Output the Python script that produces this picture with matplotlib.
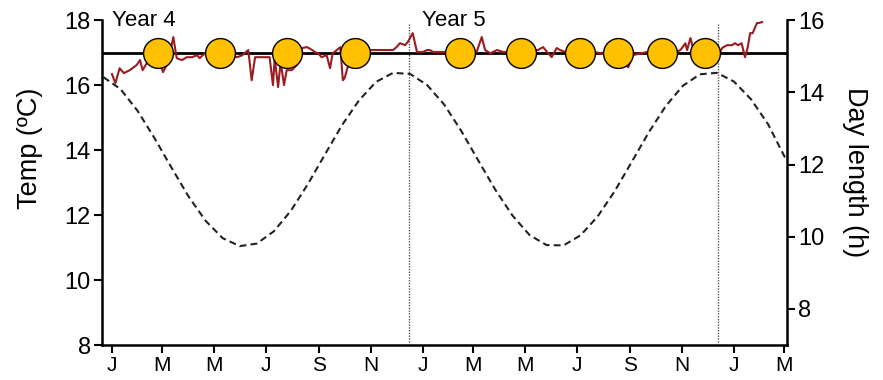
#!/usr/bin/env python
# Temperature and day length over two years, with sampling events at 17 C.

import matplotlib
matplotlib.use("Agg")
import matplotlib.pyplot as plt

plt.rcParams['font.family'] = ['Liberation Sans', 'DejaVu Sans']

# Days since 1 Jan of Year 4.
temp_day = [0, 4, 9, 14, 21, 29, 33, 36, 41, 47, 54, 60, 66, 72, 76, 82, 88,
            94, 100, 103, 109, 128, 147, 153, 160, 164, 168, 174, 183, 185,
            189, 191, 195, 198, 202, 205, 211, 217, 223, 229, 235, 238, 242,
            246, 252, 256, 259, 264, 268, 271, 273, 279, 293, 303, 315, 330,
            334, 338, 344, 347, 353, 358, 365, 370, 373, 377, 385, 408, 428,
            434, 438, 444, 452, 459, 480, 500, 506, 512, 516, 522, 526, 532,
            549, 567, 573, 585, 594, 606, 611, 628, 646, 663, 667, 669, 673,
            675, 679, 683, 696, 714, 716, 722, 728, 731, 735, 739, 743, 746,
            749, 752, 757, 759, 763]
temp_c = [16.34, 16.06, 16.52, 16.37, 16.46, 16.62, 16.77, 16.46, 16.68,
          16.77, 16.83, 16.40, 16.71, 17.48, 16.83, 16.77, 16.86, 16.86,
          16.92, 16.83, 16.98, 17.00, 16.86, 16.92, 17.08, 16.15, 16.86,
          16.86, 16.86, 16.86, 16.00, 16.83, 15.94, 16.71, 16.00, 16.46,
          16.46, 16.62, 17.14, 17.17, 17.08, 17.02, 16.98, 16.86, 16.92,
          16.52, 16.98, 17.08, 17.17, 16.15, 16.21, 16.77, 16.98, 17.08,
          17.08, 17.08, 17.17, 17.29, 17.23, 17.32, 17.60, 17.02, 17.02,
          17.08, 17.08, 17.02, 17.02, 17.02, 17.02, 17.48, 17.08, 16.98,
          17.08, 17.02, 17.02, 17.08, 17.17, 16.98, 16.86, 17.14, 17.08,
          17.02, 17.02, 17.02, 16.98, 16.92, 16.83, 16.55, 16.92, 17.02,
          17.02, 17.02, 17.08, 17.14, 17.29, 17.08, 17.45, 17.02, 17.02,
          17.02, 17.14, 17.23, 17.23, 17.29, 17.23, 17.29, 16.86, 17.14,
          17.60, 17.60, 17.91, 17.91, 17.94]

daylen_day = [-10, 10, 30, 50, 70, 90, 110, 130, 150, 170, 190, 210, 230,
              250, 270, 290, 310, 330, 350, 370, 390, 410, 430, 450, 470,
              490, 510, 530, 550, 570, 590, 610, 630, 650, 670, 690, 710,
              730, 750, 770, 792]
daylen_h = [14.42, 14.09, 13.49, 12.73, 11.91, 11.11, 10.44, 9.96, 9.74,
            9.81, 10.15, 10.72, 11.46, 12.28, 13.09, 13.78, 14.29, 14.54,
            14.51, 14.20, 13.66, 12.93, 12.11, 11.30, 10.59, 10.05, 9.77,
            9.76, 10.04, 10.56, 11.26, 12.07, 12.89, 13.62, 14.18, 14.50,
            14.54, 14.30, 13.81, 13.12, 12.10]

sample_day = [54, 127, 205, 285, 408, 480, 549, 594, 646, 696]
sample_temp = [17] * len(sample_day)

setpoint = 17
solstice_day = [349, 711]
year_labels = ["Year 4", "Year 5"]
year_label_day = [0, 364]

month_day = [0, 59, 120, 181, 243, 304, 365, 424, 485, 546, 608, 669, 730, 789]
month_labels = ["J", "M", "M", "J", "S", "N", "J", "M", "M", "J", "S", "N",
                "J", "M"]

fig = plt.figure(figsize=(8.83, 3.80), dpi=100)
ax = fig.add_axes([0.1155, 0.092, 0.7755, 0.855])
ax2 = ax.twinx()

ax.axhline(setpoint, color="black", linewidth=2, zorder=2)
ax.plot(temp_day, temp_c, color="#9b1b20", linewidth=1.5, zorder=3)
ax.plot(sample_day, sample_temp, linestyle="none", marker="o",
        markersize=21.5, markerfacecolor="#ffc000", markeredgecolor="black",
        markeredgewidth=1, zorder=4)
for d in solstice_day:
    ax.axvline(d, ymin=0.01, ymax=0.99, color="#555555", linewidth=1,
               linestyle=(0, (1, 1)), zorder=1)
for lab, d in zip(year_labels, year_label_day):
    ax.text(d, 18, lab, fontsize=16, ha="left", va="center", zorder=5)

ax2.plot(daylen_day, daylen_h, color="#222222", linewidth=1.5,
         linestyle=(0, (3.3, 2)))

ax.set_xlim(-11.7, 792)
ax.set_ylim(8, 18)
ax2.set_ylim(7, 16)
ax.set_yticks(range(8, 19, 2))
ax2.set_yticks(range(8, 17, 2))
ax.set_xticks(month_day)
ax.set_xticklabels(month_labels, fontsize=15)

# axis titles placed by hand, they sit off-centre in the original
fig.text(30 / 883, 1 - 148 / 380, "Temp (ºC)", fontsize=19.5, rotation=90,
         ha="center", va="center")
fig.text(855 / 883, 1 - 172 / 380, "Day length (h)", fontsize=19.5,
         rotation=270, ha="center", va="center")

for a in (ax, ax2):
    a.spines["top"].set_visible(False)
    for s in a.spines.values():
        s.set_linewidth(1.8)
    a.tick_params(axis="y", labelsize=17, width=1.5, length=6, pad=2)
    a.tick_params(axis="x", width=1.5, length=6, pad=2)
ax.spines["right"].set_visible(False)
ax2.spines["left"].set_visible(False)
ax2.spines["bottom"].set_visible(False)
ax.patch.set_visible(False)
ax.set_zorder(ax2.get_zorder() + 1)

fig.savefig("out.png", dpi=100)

------------------------------------------------------------

[TASK STATEMENT]: Restate the data above word for word. Skip every picture.

[RESPONSE TO THIS EXERCISE]:
Output the Python script that produces this picture with matplotlib.
#!/usr/bin/env python
# Temperature and day length over two years, with sampling events at 17 C.

import matplotlib
matplotlib.use("Agg")
import matplotlib.pyplot as plt

plt.rcParams['font.family'] = ['Liberation Sans', 'DejaVu Sans']

# Days since 1 Jan of Year 4.
temp_day = [0, 4, 9, 14, 21, 29, 33, 36, 41, 47, 54, 60, 66, 72, 76, 82, 88,
            94, 100, 103, 109, 128, 147, 153, 160, 164, 168, 174, 183, 185,
            189, 191, 195, 198, 202, 205, 211, 217, 223, 229, 235, 238, 242,
            246, 252, 256, 259, 264, 268, 271, 273, 279, 293, 303, 315, 330,
            334, 338, 344, 347, 353, 358, 365, 370, 373, 377, 385, 408, 428,
            434, 438, 444, 452, 459, 480, 500, 506, 512, 516, 522, 526, 532,
            549, 567, 573, 585, 594, 606, 611, 628, 646, 663, 667, 669, 673,
            675, 679, 683, 696, 714, 716, 722, 728, 731, 735, 739, 743, 746,
            749, 752, 757, 759, 763]
temp_c = [16.34, 16.06, 16.52, 16.37, 16.46, 16.62, 16.77, 16.46, 16.68,
          16.77, 16.83, 16.40, 16.71, 17.48, 16.83, 16.77, 16.86, 16.86,
          16.92, 16.83, 16.98, 17.00, 16.86, 16.92, 17.08, 16.15, 16.86,
          16.86, 16.86, 16.86, 16.00, 16.83, 15.94, 16.71, 16.00, 16.46,
          16.46, 16.62, 17.14, 17.17, 17.08, 17.02, 16.98, 16.86, 16.92,
          16.52, 16.98, 17.08, 17.17, 16.15, 16.21, 16.77, 16.98, 17.08,
          17.08, 17.08, 17.17, 17.29, 17.23, 17.32, 17.60, 17.02, 17.02,
          17.08, 17.08, 17.02, 17.02, 17.02, 17.02, 17.48, 17.08, 16.98,
          17.08, 17.02, 17.02, 17.08, 17.17, 16.98, 16.86, 17.14, 17.08,
          17.02, 17.02, 17.02, 16.98, 16.92, 16.83, 16.55, 16.92, 17.02,
          17.02, 17.02, 17.08, 17.14, 17.29, 17.08, 17.45, 17.02, 17.02,
          17.02, 17.14, 17.23, 17.23, 17.29, 17.23, 17.29, 16.86, 17.14,
          17.60, 17.60, 17.91, 17.91, 17.94]

daylen_day = [-10, 10, 30, 50, 70, 90, 110, 130, 150, 170, 190, 210, 230,
              250, 270, 290, 310, 330, 350, 370, 390, 410, 430, 450, 470,
              490, 510, 530, 550, 570, 590, 610, 630, 650, 670, 690, 710,
              730, 750, 770, 792]
daylen_h = [14.42, 14.09, 13.49, 12.73, 11.91, 11.11, 10.44, 9.96, 9.74,
            9.81, 10.15, 10.72, 11.46, 12.28, 13.09, 13.78, 14.29, 14.54,
            14.51, 14.20, 13.66, 12.93, 12.11, 11.30, 10.59, 10.05, 9.77,
            9.76, 10.04, 10.56, 11.26, 12.07, 12.89, 13.62, 14.18, 14.50,
            14.54, 14.30, 13.81, 13.12, 12.10]

sample_day = [54, 127, 205, 285, 408, 480, 549, 594, 646, 696]
sample_temp = [17] * len(sample_day)

setpoint = 17
solstice_day = [349, 711]
year_labels = ["Year 4", "Year 5"]
year_label_day = [0, 364]

month_day = [0, 59, 120, 181, 243, 304, 365, 424, 485, 546, 608, 669, 730, 789]
month_labels = ["J", "M", "M", "J", "S", "N", "J", "M", "M", "J", "S", "N",
                "J", "M"]

fig = plt.figure(figsize=(8.83, 3.80), dpi=100)
ax = fig.add_axes([0.1155, 0.092, 0.7755, 0.855])
ax2 = ax.twinx()

ax.axhline(setpoint, color="black", linewidth=2, zorder=2)
ax.plot(temp_day, temp_c, color="#9b1b20", linewidth=1.5, zorder=3)
ax.plot(sample_day, sample_temp, linestyle="none", marker="o",
        markersize=21.5, markerfacecolor="#ffc000", markeredgecolor="black",
        markeredgewidth=1, zorder=4)
for d in solstice_day:
    ax.axvline(d, ymin=0.01, ymax=0.99, color="#555555", linewidth=1,
               linestyle=(0, (1, 1)), zorder=1)
for lab, d in zip(year_labels, year_label_day):
    ax.text(d, 18, lab, fontsize=16, ha="left", va="center", zorder=5)

ax2.plot(daylen_day, daylen_h, color="#222222", linewidth=1.5,
         linestyle=(0, (3.3, 2)))

ax.set_xlim(-11.7, 792)
ax.set_ylim(8, 18)
ax2.set_ylim(7, 16)
ax.set_yticks(range(8, 19, 2))
ax2.set_yticks(range(8, 17, 2))
ax.set_xticks(month_day)
ax.set_xticklabels(month_labels, fontsize=15)

# axis titles placed by hand, they sit off-centre in the original
fig.text(30 / 883, 1 - 148 / 380, "Temp (ºC)", fontsize=19.5, rotation=90,
         ha="center", va="center")
fig.text(855 / 883, 1 - 172 / 380, "Day length (h)", fontsize=19.5,
         rotation=270, ha="center", va="center")

for a in (ax, ax2):
    a.spines["top"].set_visible(False)
    for s in a.spines.values():
        s.set_linewidth(1.8)
    a.tick_params(axis="y", labelsize=17, width=1.5, length=6, pad=2)
    a.tick_params(axis="x", width=1.5, length=6, pad=2)
ax.spines["right"].set_visible(False)
ax2.spines["left"].set_visible(False)
ax2.spines["bottom"].set_visible(False)
ax.patch.set_visible(False)
ax.set_zorder(ax2.get_zorder() + 1)

fig.savefig("out.png", dpi=100)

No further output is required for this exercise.